Sunday

Escape from current lifestyle


If we don't like our job, our house, or if we are generally unhappy about our position in life, we naturally try to change our circumstances. When we are uncomfortable with any situation, we instinctively attempt to escape from it. We might feel angry inside, or frustrated thinking that something external is the problem – maybe our job or our situation, and we think that if we can just change the situations, we will be happy internally. But have you ever studied what actually happens when you try to escape? Have you ever been able to escape?
During our lifetimes, all of us have gone through the above exercises innumerable times, and we have all had some happy times as well, without a doubt, but how long has the happiness lasted? We strive to be forever happy, but happiness just doesn't work that way; happiness is always in flux, is always temporary, and never a constant reality. The externals, that we originally think will make us happy, eventually double-cross us and become that from which we eventually attempt to escape.

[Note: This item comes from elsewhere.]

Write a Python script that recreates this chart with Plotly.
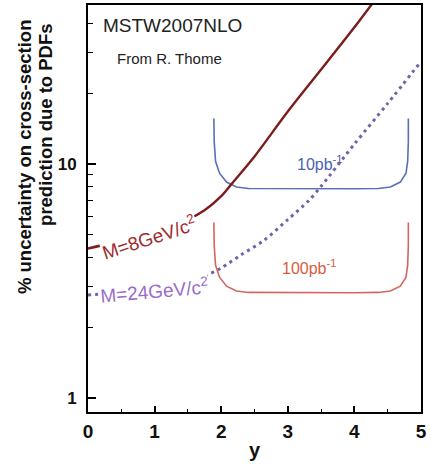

At first, the job was great, but now it's not. At first, our life was great, but then something changed, something happened, and we are unhappy once more. We simply don't seem to understand the mechanics of happiness and unhappiness. But even when we do garner an inkling of how they work, we still don't accept them; we think that we can somehow wriggle out of their truth. But we can't, and until we accept that we can't, we will continue to beat our heads against a stone wall trying to circumvent the fact that when we count on externals, we can never be happy for long. Only an internal solution will work long term.

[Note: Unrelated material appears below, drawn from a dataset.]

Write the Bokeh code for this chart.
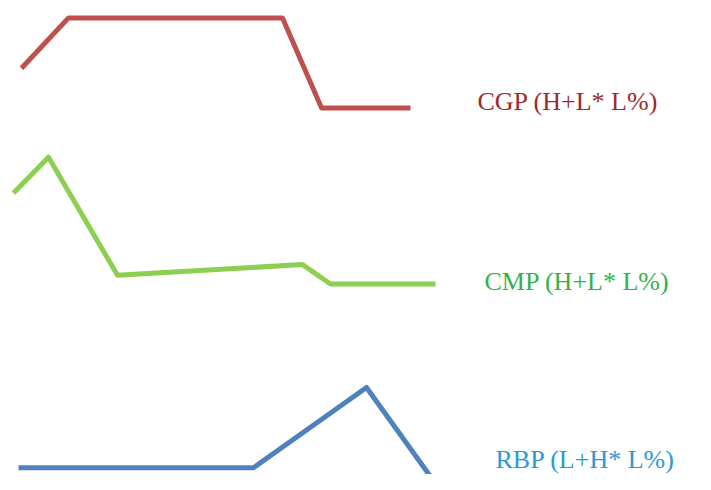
from bokeh.plotting import figure
from bokeh.embed import file_html
from bokeh.resources import INLINE
from bokeh.core.properties import value

# Series (x position, level)
cgp_x = [21, 68, 282, 321, 410]
cgp_y = [420, 472, 472, 379, 379]

cmp_x = [13, 48, 117, 302, 330, 435]
cmp_y = [291, 328, 206, 217, 197, 197]

rbp_x = [18, 253, 366, 432]
rbp_y = [7, 7, 90, -5]

labels = ["CGP (H+L* L%)", "CMP (H+L* L%)", "RBP (L+H* L%)"]
label_x = [477, 484, 495]
label_y = [386, 200, 16]
label_colors = ["#9c2b2b", "#33b24a", "#2a9ad6"]
line_colors = ["#c0504d", "#8dcf50", "#4f81bd"]

p = figure(width=695, height=474, output_backend="svg", toolbar_location=None,
           x_range=(0, 695), y_range=(0, 490), min_border=0)
p.axis.visible = False
p.grid.visible = False
p.outline_line_color = None
p.background_fill_color = "white"

for xs, ys, c in zip([cgp_x, cmp_x, rbp_x], [cgp_y, cmp_y, rbp_y], line_colors):
    p.line(xs, ys, line_color=c, line_width=5, line_join="round", line_cap="butt")

p.text(x=label_x, y=label_y, text=labels, text_color=label_colors,
       text_font=value("Liberation Serif"), text_font_size="26px",
       text_baseline="middle", text_align="left")

open("out.html", "w").write(file_html(p, INLINE))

We fool ourselves by thinking that if we can keep things from changing- if our relationship remains vital, if only our car would stay in style, if our bodies would remain healthy, then we could maintain our happiness. if the problem is investigated carefully, however, we will discover that no matter what we do to keep things on sn even keel, they will nevertheless change on us. Either the actual circumstances will change, or our own feelings and outlook will change. Then, the happiness that once was, evaporates. This has been going on non-stop since we were born, and this discontent that we feel constantly is the one thing that never changes.

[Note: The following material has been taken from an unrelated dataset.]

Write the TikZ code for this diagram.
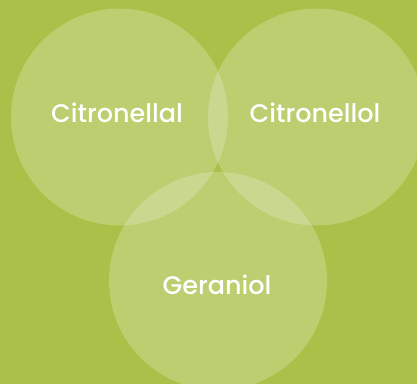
\documentclass[tikz,border=0pt]{standalone}
\usepackage{fontspec}
\newfontfamily\lblfont{Poppins Medium}
\definecolor{bg}{RGB}{169,193,72}
\begin{document}
\begin{tikzpicture}[x=1pt,y=-1pt,
  venn/.style={fill=white,fill opacity=0.22,draw=none},
  lbl/.style={text=white,font=\lblfont\fontsize{25.5}{30}\selectfont,anchor=base,inner sep=0pt}]
\fill[bg] (0,0) rectangle (417,384);
\useasboundingbox (0,0) rectangle (417,384);
\fill[venn] (119.5,117) circle (108.5);
\fill[venn] (316.5,117) circle (108.5);
\fill[venn] (218,281) circle (109);
\node[lbl] (a) at (117,122) {Citronellal};
\node[lbl] (b) at (315,122) {Citronellol};
\node[lbl] (c) at (217,294) {Geraniol};
\end{tikzpicture}
\end{document}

So we have a choice; we can continue living these ups and downs for the rest of our lives, relying on outside changing circumstances and never knowing from one moment to the next when they will double-cross us, or how long we will be happy. Or, we can find that which is within, that which never changes; that which the sages and saints speak about.
It isn't that saints and sages don't suffer greatly when they make the transition from relying on externals for their happiness, to internally investigating their minds. They suffer, because the first step, which is foregoing the pleasures of externals in order to quiet the mind, is the most difficult. But it is the only way to search internally.
Turning ones back on all those wonderful promises that the externals have to offer is not easy, but it gets easier when we begin to see how externals mislead us. "Look over here! This new car and house and wife will make you happy!" Or; "Look over here! This new relationship, career, situation will surely make you happy!"
And in the end, if we are fortunate, we begin to see how the hollow promises of external stimulations set us up for discontent every time.
Eventually, if we are serious about finding a permanent solution to our stress, these desires for sense stimulations begin to fade, and a small spot in our heart begins to grow. This is a special spot; one that never depends on external pleasures for its contentment, and therefore once this heart center begins to grow, we no longer can become lost in our pleasures as before. Now we become more careful about pleasures, understanding their treachery and understanding how they addict us.
We see that our dependency upon fleeting external pleasures is no different from any other dependency, because when we can't indulge in them, we have withdrawal pain. We might call it boredom, or being fed up, but it boils down to a lack of positive sensory stimulation, with which we are addicted.
The first step in becoming wise to the tricks of the mind is refusing to allow the mind to rule your life. Use the mind to make a living and go about the affairs of a human being, but don't let it go past actual needs and into a desire for pleasure. If you do, that sets you up for pain. There can be no desire for pleasure without resultant pain. That would be impossible.
Becoming wise to the mind equates to becoming aware of both our thoughts and our emotional states created from those thoughts. In order to do this, we must slow the mind from its frantic pursuits, those things that spin us around and around. We believe that thought is alive, vital, but thought is dead. Thoughts are merely old computer files that cannot help us in this very moment, which is the only moment we have, and where true creativity, not thought, is required to live life to its fullest.
Void of addictions, void of distractions, and void of the false promises of happiness, our life now has the potential to take on a new meaning beyond happiness and unhappiness, beyond pleasure and pain, and beyond existence, as we know it.
No longer do we try to escape the human predicament, because there is no fundamental escape, and as we fall into the arms of that acceptance, we suddenly realize that, in fact, there never was anything from which to escape.
The one who could never escape was nothing more than an illusion, a fantasy created by our minds, a bubble in a stream, a flash of lightening. It was merely our "I" thought.